Possiamo e dobbiamo sperare, perché Dio è fedele. Non ci ha lasciati soli, ci ha visitati: è venuto in ogni nostra situazione, nel dolore, nell’angoscia, nella morte. La sua luce ha illuminato l’oscurità del sepolcro: oggi vuole raggiungere gli angoli più bui della vita”.
“Sorella, fratello, anche se nel cuore hai seppellito la speranza, non arrenderti: Dio è più grande”. A metà dell’omelia il Papa dà del “tu” ad ognuno di noi. “Il buio e la morte non hanno l’ultima parola”, l’annuncio: “Coraggio, con Dio niente è perduto!”. “Ma tu potresti dire, come don Abbondio: ‘Il coraggio, uno non se lo può dare’”, l’obiezione mutata dai Promessi Sposi: “Non te lo puoi dare, ma lo puoi ricevere, come un dono”, la risposta. “Basta aprire il cuore nella preghiera, basta sollevare un poco quella pietra posta all’imboccatura del cuore per lasciare entrare la luce di Gesù”, spiega il Papa: “Basta invitarlo: ‘Vieni, Gesù, nelle mie paure e dì anche a me: Coraggio!’. Con Te, Signore, saremo provati, ma non turbati.

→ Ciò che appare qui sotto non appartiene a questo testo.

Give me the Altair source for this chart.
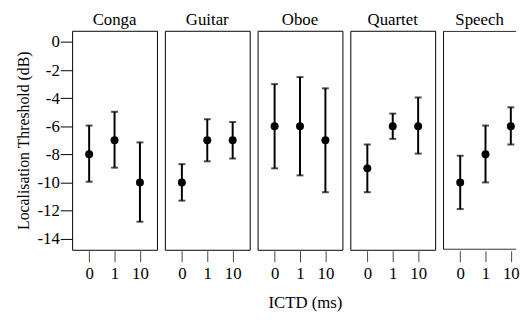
import altair as alt
import pandas as pd

instruments = ["Conga", "Guitar", "Oboe", "Quartet", "Speech"]
ictd = ["0", "1", "10"]
means = [-8.0, -7.0, -10.0,
         -10.0, -7.0, -7.0,
         -6.0, -6.0, -7.0,
         -9.0, -6.0, -6.0,
         -10.0, -8.0, -6.0]
lower = [-9.95, -8.95, -12.8,
         -11.3, -8.5, -8.3,
         -9.0, -9.5, -10.7,
         -10.7, -6.9, -7.95,
         -11.9, -10.0, -7.3]
upper = [-5.95, -4.97, -7.15,
         -8.7, -5.5, -5.7,
         -3.0, -2.5, -3.3,
         -7.3, -5.1, -3.95,
         -8.1, -5.95, -4.65]
y_ticks = [0, -2, -4, -6, -8, -10, -12, -14]

rows = []
k = 0
for inst in instruments:
    for t in ictd:
        rows.append({"instrument": inst, "ictd": t, "mean": means[k], "lo": lower[k], "hi": upper[k]})
        k += 1
df = pd.DataFrame(rows)

FONT = "'Liberation Serif', 'Times New Roman', Times, serif"
H = 222

yscale = alt.Scale(domain=[-14.8, 0.8], nice=False, zero=False)
yaxis = alt.Axis(
    title="Localisation Threshold (dB)", values=y_ticks, grid=False, domain=False,
    tickSize=12, tickColor="black", tickWidth=1, labelPadding=1,
    labelFont=FONT, labelFontSize=17, labelColor="black", labelExpr="'' + datum.value",
    titleFont=FONT, titleFontSize=16, titleFontWeight="normal", titleColor="black", titlePadding=6,
)


def xaxis(with_title):
    kw = dict(grid=False, domain=False, labelAngle=0,
              tickSize=11, tickColor="#444444", tickWidth=1, offset=1, labelPadding=4,
              labelFont=FONT, labelFontSize=17, labelColor="black")
    if with_title:
        kw.update(title="ICTD (ms)", titleFont=FONT, titleFontSize=17, titleFontWeight="normal",
                  titleColor="black", titlePadding=14, titleX=48, titleAlign="center")
    else:
        kw.update(title=None)
    return alt.Axis(**kw)


panels = []
for i, inst in enumerate(instruments):
    last = i == len(instruments) - 1
    w = 74 if last else 86
    if last:
        xs = alt.Scale(type="point", padding=0.4425, align=0.766)
    else:
        xs = alt.Scale(type="point", padding=0.67)
    ya = yaxis if i == 0 else None
    base = alt.Chart(df).transform_filter(alt.datum.instrument == inst).encode(
        x=alt.X("ictd:N", sort=ictd, scale=xs, axis=xaxis(inst == "Oboe"))
    )
    rule = base.mark_rule(strokeWidth=2, color="black").encode(
        y=alt.Y("lo:Q", scale=yscale, axis=ya), y2="hi:Q"
    )
    tlo = base.mark_tick(size=7, thickness=2, color="black").encode(
        y=alt.Y("lo:Q", scale=yscale, axis=ya)
    )
    thi = base.mark_tick(size=7, thickness=2, color="black").encode(
        y=alt.Y("hi:Q", scale=yscale, axis=ya)
    )
    pts = base.mark_circle(size=65, color="black", opacity=1).encode(
        y=alt.Y("mean:Q", scale=yscale, axis=ya)
    )
    layers = [rule, tlo, thi, pts]
    props = dict(width=w, height=H,
                 title=alt.TitleParams(inst, font=FONT, fontSize=17, fontWeight="normal",
                                       color="black", anchor="middle", frame="group", offset=2))
    if last:
        # panel runs off the right edge: frame open on the right (clipped)
        frame = alt.Chart(df).transform_filter(
            (alt.datum.instrument == inst) & (alt.datum.ictd == "0")
        ).mark_rect(filled=False, stroke="black", strokeWidth=1, clip=True).encode(
            x=alt.value(0.5), x2=alt.value(w + 3), y=alt.value(0.5), y2=alt.value(H - 0.5)
        )
        layers.append(frame)
        props["view"] = alt.ViewBackground(stroke="transparent")
    panels.append(alt.layer(*layers).properties(**props))

chart = alt.hconcat(*panels, spacing=6).properties(
    padding={"left": 6, "top": 0, "right": 0, "bottom": 0},
).configure(font=FONT).configure_view(stroke="black", strokeWidth=1)

chart.save("out.html", embed_options={"renderer": "svg", "actions": False})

E, qualunque tristezza abiti in noi, sentiremo di dover sperare, perché con Te la croce sfocia in risurrezione, perché Tu sei con noi nel buio delle nostre notti: sei certezza nelle nostre incertezze, Parola nei nostri silenzi, e niente potrà mai rubarci l’amore che nutri per noi. Ecco l’annuncio pasquale, annuncio di speranza”.
“Il Signore ci precede in Galilea”, “ognuno ha la propria Galilea”, ed è la Galilea “il punto da cui ripartire sempre, soprattutto nelle crisi, nei tempi di prova”. Ne è convinto il Papa, che nella parte finale dell’omelia esclama:
“È bello sapere che cammina davanti a noi, che ha visitato la nostra vita e la nostra morte per precederci in Galilea, nel luogo, cioè, che per Lui e per i suoi discepoli richiamava la vita quotidiana, la famiglia, il lavoro”.
“Gesù desidera che portiamo la speranza lì, nella vita di ogni giorno”, la consegna. “Ma la Galilea era anche “la Galilea delle genti”: questo vuol dire, attualizza Francesco, che “l’annuncio di speranza non va confinato nei nostri recinti sacri, ma va portato a tutti. Perché tutti hanno bisogno di essere rincuorati.
Che bello essere cristiani che consolano, che portano i pesi degli altri, che incoraggiano: annunciatori di vita in tempo di morte!”. “In ogni Galilea, in ogni regione di quell’umanità a cui apparteniamo e che ci appartiene, perché tutti siamo fratelli e sorelle, portiamo il canto della vita!”, il mandato finale.